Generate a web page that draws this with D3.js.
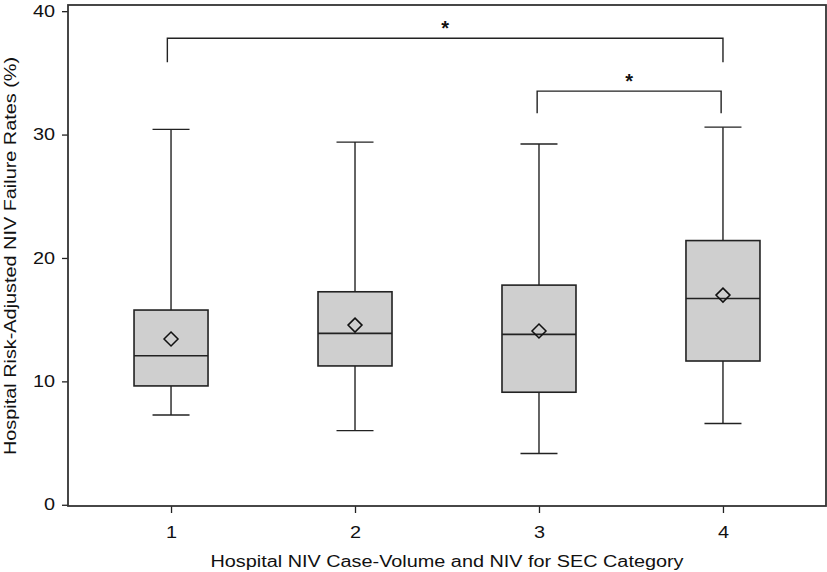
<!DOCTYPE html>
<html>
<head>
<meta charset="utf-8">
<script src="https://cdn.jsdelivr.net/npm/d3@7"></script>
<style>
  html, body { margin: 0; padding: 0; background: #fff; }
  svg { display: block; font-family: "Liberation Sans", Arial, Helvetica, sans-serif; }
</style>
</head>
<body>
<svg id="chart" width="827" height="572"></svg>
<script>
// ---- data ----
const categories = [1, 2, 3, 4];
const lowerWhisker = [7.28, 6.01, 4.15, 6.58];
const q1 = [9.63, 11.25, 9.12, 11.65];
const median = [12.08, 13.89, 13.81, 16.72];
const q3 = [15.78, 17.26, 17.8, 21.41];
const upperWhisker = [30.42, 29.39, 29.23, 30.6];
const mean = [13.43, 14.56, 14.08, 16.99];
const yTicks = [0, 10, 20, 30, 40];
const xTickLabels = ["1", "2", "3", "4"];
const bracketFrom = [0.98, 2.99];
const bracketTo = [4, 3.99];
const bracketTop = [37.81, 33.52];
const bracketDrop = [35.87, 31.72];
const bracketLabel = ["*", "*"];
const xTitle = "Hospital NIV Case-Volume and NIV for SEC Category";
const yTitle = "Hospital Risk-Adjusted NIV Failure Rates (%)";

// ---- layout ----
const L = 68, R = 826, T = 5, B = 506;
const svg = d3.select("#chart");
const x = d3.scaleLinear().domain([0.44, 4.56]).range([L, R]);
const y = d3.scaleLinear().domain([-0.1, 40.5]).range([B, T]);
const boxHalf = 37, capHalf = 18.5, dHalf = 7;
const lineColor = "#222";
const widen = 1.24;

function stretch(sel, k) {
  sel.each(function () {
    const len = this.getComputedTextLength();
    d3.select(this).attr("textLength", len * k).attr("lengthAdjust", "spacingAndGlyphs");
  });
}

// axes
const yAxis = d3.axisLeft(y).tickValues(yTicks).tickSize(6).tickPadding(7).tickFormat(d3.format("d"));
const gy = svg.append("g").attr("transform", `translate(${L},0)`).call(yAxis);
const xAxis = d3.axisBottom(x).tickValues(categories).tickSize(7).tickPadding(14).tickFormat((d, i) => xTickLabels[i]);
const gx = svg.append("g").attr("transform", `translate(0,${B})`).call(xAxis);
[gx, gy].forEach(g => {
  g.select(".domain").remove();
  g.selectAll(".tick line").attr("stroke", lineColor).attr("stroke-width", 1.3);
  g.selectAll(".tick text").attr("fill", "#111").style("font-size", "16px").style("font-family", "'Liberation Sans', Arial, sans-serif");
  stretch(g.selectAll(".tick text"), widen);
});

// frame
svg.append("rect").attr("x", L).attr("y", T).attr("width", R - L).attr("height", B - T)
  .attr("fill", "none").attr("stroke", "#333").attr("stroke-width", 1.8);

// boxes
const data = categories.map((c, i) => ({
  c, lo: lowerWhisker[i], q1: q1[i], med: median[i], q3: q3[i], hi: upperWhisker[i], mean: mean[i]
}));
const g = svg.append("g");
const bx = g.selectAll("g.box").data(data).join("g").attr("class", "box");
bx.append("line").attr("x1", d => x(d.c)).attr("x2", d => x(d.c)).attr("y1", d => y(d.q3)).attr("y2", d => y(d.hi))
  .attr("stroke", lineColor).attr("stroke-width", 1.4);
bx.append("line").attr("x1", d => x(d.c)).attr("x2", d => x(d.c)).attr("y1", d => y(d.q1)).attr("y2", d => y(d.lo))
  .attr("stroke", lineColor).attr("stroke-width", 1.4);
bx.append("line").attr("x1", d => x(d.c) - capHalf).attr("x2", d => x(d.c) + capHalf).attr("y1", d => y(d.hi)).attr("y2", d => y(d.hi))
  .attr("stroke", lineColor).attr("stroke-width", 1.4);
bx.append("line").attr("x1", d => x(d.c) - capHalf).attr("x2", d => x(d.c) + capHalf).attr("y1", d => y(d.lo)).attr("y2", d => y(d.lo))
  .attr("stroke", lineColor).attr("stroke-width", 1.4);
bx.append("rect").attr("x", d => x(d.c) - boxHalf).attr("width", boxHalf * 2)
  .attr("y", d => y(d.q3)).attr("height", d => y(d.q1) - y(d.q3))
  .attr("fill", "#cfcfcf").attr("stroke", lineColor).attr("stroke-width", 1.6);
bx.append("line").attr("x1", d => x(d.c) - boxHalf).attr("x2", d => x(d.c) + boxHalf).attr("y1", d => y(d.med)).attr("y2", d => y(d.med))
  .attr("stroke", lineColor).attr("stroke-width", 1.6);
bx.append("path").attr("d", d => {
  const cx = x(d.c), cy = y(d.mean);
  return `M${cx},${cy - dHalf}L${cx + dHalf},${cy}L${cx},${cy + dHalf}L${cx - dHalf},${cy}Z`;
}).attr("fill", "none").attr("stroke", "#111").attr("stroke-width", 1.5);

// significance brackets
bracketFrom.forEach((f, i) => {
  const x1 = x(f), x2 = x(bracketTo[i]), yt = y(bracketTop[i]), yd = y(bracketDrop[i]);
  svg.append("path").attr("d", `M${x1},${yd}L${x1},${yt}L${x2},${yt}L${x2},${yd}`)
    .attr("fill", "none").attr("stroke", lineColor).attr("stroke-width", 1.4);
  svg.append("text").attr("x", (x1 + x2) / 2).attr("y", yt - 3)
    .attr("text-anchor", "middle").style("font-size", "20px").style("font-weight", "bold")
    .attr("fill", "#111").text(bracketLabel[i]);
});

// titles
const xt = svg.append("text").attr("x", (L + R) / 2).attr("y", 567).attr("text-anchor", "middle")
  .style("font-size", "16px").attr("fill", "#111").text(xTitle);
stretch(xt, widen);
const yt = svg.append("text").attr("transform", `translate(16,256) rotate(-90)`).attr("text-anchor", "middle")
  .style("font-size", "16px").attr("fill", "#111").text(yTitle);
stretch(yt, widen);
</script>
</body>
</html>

#####

• WHAT THIS TASK INVOLVES:
Exactly as written, return every line of the listing, but not the pictures.

• COMPLETE ANSWER:
Generate a web page that draws this with D3.js.
<!DOCTYPE html>
<html>
<head>
<meta charset="utf-8">
<script src="https://cdn.jsdelivr.net/npm/d3@7"></script>
<style>
  html, body { margin: 0; padding: 0; background: #fff; }
  svg { display: block; font-family: "Liberation Sans", Arial, Helvetica, sans-serif; }
</style>
</head>
<body>
<svg id="chart" width="827" height="572"></svg>
<script>
// ---- data ----
const categories = [1, 2, 3, 4];
const lowerWhisker = [7.28, 6.01, 4.15, 6.58];
const q1 = [9.63, 11.25, 9.12, 11.65];
const median = [12.08, 13.89, 13.81, 16.72];
const q3 = [15.78, 17.26, 17.8, 21.41];
const upperWhisker = [30.42, 29.39, 29.23, 30.6];
const mean = [13.43, 14.56, 14.08, 16.99];
const yTicks = [0, 10, 20, 30, 40];
const xTickLabels = ["1", "2", "3", "4"];
const bracketFrom = [0.98, 2.99];
const bracketTo = [4, 3.99];
const bracketTop = [37.81, 33.52];
const bracketDrop = [35.87, 31.72];
const bracketLabel = ["*", "*"];
const xTitle = "Hospital NIV Case-Volume and NIV for SEC Category";
const yTitle = "Hospital Risk-Adjusted NIV Failure Rates (%)";

// ---- layout ----
const L = 68, R = 826, T = 5, B = 506;
const svg = d3.select("#chart");
const x = d3.scaleLinear().domain([0.44, 4.56]).range([L, R]);
const y = d3.scaleLinear().domain([-0.1, 40.5]).range([B, T]);
const boxHalf = 37, capHalf = 18.5, dHalf = 7;
const lineColor = "#222";
const widen = 1.24;

function stretch(sel, k) {
  sel.each(function () {
    const len = this.getComputedTextLength();
    d3.select(this).attr("textLength", len * k).attr("lengthAdjust", "spacingAndGlyphs");
  });
}

// axes
const yAxis = d3.axisLeft(y).tickValues(yTicks).tickSize(6).tickPadding(7).tickFormat(d3.format("d"));
const gy = svg.append("g").attr("transform", `translate(${L},0)`).call(yAxis);
const xAxis = d3.axisBottom(x).tickValues(categories).tickSize(7).tickPadding(14).tickFormat((d, i) => xTickLabels[i]);
const gx = svg.append("g").attr("transform", `translate(0,${B})`).call(xAxis);
[gx, gy].forEach(g => {
  g.select(".domain").remove();
  g.selectAll(".tick line").attr("stroke", lineColor).attr("stroke-width", 1.3);
  g.selectAll(".tick text").attr("fill", "#111").style("font-size", "16px").style("font-family", "'Liberation Sans', Arial, sans-serif");
  stretch(g.selectAll(".tick text"), widen);
});

// frame
svg.append("rect").attr("x", L).attr("y", T).attr("width", R - L).attr("height", B - T)
  .attr("fill", "none").attr("stroke", "#333").attr("stroke-width", 1.8);

// boxes
const data = categories.map((c, i) => ({
  c, lo: lowerWhisker[i], q1: q1[i], med: median[i], q3: q3[i], hi: upperWhisker[i], mean: mean[i]
}));
const g = svg.append("g");
const bx = g.selectAll("g.box").data(data).join("g").attr("class", "box");
bx.append("line").attr("x1", d => x(d.c)).attr("x2", d => x(d.c)).attr("y1", d => y(d.q3)).attr("y2", d => y(d.hi))
  .attr("stroke", lineColor).attr("stroke-width", 1.4);
bx.append("line").attr("x1", d => x(d.c)).attr("x2", d => x(d.c)).attr("y1", d => y(d.q1)).attr("y2", d => y(d.lo))
  .attr("stroke", lineColor).attr("stroke-width", 1.4);
bx.append("line").attr("x1", d => x(d.c) - capHalf).attr("x2", d => x(d.c) + capHalf).attr("y1", d => y(d.hi)).attr("y2", d => y(d.hi))
  .attr("stroke", lineColor).attr("stroke-width", 1.4);
bx.append("line").attr("x1", d => x(d.c) - capHalf).attr("x2", d => x(d.c) + capHalf).attr("y1", d => y(d.lo)).attr("y2", d => y(d.lo))
  .attr("stroke", lineColor).attr("stroke-width", 1.4);
bx.append("rect").attr("x", d => x(d.c) - boxHalf).attr("width", boxHalf * 2)
  .attr("y", d => y(d.q3)).attr("height", d => y(d.q1) - y(d.q3))
  .attr("fill", "#cfcfcf").attr("stroke", lineColor).attr("stroke-width", 1.6);
bx.append("line").attr("x1", d => x(d.c) - boxHalf).attr("x2", d => x(d.c) + boxHalf).attr("y1", d => y(d.med)).attr("y2", d => y(d.med))
  .attr("stroke", lineColor).attr("stroke-width", 1.6);
bx.append("path").attr("d", d => {
  const cx = x(d.c), cy = y(d.mean);
  return `M${cx},${cy - dHalf}L${cx + dHalf},${cy}L${cx},${cy + dHalf}L${cx - dHalf},${cy}Z`;
}).attr("fill", "none").attr("stroke", "#111").attr("stroke-width", 1.5);

// significance brackets
bracketFrom.forEach((f, i) => {
  const x1 = x(f), x2 = x(bracketTo[i]), yt = y(bracketTop[i]), yd = y(bracketDrop[i]);
  svg.append("path").attr("d", `M${x1},${yd}L${x1},${yt}L${x2},${yt}L${x2},${yd}`)
    .attr("fill", "none").attr("stroke", lineColor).attr("stroke-width", 1.4);
  svg.append("text").attr("x", (x1 + x2) / 2).attr("y", yt - 3)
    .attr("text-anchor", "middle").style("font-size", "20px").style("font-weight", "bold")
    .attr("fill", "#111").text(bracketLabel[i]);
});

// titles
const xt = svg.append("text").attr("x", (L + R) / 2).attr("y", 567).attr("text-anchor", "middle")
  .style("font-size", "16px").attr("fill", "#111").text(xTitle);
stretch(xt, widen);
const yt = svg.append("text").attr("transform", `translate(16,256) rotate(-90)`).attr("text-anchor", "middle")
  .style("font-size", "16px").attr("fill", "#111").text(yTitle);
stretch(yt, widen);
</script>
</body>
</html>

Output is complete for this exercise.